ZSTD_JNI is a native implementation of the ZSTD compression algorithm. Compared with ZSTD, ZSTD_JNI has higher compression read/write efficiency and compression ratio, and allows you to specify the compression level as well as the compression mode for data columns in a specific format.
Currently, only ORC tables can be compressed using ASTD_JNI. By contrast, ZSTD enables you to compress tables in the full storage format. Therefore, you are advised to use this feature only when you have high requirements on data compression.
This section applies only to MRS 3.2.0 or later.
cd /opt/client
source bigdata_env
beeline
create table tab_1(...) stored as orc TBLPROPERTIES("orc.compress"="ZSTD_JNI");
create table tab_1(...) stored as orc TBLPROPERTIES("orc.compress"="ZSTD_JNI", 'orc.global.compress.level'='3');
The following example code shows how to use ZSTD_JNI to compress data in the JSON, Base64, timestamp, and UUID formats.

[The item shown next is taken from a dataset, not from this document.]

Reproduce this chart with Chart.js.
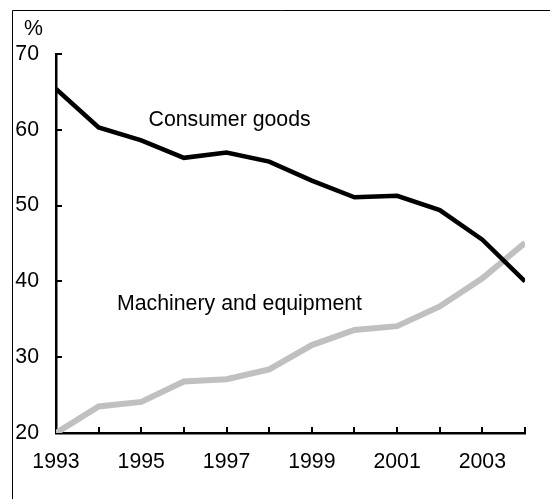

create table test_orc_zstd_jni(f1 int, f2 string, f3 string, f4 string, f5 string) stored as orc
TBLPROPERTIES('orc.compress'='ZSTD_JNI', 'orc.column.compress'='[{"type":"cjson","columns":"f2"},{"type":"base64","columns":"f3"},{"type ":"gorilla","columns":{"format": "yyyy-MM-dd HH:mm:ss.SSS", "columns": "f4"}},{"type":"uuid","columns":"f5"}]');
You can insert data in the corresponding format based on the site requirements to further compress the data.